De nombreux autres gouvernements ont aussi pris des mesures. Elles visent notamment à soutenir les emprunteurs qui font face à la réduction de l’offre de crédit grâce à des aides telles que des prêts, des allégements fiscaux et des contributions aux coûts salariaux. Malheureusement, même les généreux montants promis par les gouvernements et les banques centrales ne suffiront pas à soutenir toutes les entreprises dans le secteur du haut rendement. La sélection des émetteurs sera donc essentielle — par exemple, identifier les entreprises qui fournissent des biens ou des services importants, et celles qui sont des employeurs importants. Ce sont les plus susceptibles de bénéficier des mesures de soutien tout au long de la période de restriction.

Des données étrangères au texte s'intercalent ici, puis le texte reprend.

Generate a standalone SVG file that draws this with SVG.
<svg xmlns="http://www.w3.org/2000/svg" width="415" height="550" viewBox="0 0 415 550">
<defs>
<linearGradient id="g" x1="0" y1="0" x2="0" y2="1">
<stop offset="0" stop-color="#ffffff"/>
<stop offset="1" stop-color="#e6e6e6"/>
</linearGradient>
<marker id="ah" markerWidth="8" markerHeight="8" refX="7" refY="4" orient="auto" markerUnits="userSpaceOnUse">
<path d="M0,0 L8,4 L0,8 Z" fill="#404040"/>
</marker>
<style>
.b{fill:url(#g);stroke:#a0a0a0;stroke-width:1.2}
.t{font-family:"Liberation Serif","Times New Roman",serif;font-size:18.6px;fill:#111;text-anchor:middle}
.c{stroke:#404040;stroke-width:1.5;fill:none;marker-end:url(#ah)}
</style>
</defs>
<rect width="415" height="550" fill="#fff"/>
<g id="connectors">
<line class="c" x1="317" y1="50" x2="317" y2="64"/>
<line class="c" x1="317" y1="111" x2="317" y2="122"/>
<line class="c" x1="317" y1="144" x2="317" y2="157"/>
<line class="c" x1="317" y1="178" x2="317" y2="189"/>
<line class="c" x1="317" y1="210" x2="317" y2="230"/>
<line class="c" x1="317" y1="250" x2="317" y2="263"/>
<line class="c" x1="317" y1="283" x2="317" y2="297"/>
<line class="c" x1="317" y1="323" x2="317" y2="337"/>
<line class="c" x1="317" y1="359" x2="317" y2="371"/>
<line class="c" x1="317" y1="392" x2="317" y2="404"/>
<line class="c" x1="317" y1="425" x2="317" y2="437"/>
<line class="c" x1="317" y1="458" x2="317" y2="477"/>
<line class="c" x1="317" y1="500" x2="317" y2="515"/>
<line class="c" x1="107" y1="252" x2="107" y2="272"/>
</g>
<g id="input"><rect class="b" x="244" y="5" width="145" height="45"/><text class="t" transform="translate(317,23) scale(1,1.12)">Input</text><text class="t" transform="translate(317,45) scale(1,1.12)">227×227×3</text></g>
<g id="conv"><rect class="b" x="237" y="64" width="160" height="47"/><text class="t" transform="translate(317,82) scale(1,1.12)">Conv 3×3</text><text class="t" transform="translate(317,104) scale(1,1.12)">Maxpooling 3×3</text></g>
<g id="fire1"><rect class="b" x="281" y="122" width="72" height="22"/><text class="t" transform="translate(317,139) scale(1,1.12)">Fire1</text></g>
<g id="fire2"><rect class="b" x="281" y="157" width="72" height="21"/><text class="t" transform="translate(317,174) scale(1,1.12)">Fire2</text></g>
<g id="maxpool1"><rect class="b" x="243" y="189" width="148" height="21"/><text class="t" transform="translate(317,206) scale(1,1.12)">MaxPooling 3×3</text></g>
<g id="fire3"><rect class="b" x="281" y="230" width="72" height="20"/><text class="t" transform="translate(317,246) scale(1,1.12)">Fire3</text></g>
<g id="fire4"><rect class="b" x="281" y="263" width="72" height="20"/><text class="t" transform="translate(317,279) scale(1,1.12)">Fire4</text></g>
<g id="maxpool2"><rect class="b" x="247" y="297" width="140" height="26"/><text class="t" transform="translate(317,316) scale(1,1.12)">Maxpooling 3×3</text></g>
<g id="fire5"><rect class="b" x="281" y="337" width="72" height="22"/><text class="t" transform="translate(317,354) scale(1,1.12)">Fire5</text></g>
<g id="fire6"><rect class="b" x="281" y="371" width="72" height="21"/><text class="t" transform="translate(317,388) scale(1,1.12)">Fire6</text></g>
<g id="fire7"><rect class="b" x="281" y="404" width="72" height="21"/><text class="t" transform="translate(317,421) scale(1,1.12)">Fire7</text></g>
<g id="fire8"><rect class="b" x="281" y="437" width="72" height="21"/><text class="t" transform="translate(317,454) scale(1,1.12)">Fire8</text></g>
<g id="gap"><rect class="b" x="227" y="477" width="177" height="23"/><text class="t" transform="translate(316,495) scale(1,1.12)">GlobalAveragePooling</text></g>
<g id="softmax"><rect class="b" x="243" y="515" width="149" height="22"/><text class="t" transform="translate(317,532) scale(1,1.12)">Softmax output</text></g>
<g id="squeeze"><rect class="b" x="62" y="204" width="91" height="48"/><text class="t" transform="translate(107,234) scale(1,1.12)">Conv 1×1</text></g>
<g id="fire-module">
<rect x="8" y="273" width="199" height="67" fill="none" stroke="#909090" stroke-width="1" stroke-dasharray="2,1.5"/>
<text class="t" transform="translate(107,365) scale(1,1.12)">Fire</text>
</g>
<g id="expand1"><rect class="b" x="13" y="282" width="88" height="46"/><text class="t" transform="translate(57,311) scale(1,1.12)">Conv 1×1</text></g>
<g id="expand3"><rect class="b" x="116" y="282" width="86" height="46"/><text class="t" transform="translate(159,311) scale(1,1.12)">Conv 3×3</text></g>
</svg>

La revalorisation du risque sera-t-elle de courte durée ?
Un grand nombre de mauvaises nouvelles ont déjà été intégrées dans les valorisations du marché du haut rendement, ce qui offre des spreads et des rendements intéressants pour les investisseurs désireux de s’exposer ou d’augmenter leur exposition à cette classe d’actifs. Cependant, les spreads pourraient encore s’élargir à court terme si les mesures de confinement se prolongeaient. Le COVID-19 a conduit les pays, les économies et les marchés financiers en territoire inconnu, et l’incertitude reste grande. Toutefois, si une levée des restrictions se révèle possible au cours des prochains mois, et compte tenu de l’ampleur des mesures de soutien des gouvernements, les marchés devraient selon nous récupérer une grande partie de leurs pertes et les spreads devraient se resserrer à nouveau de manière significative au cours des 12 prochains mois.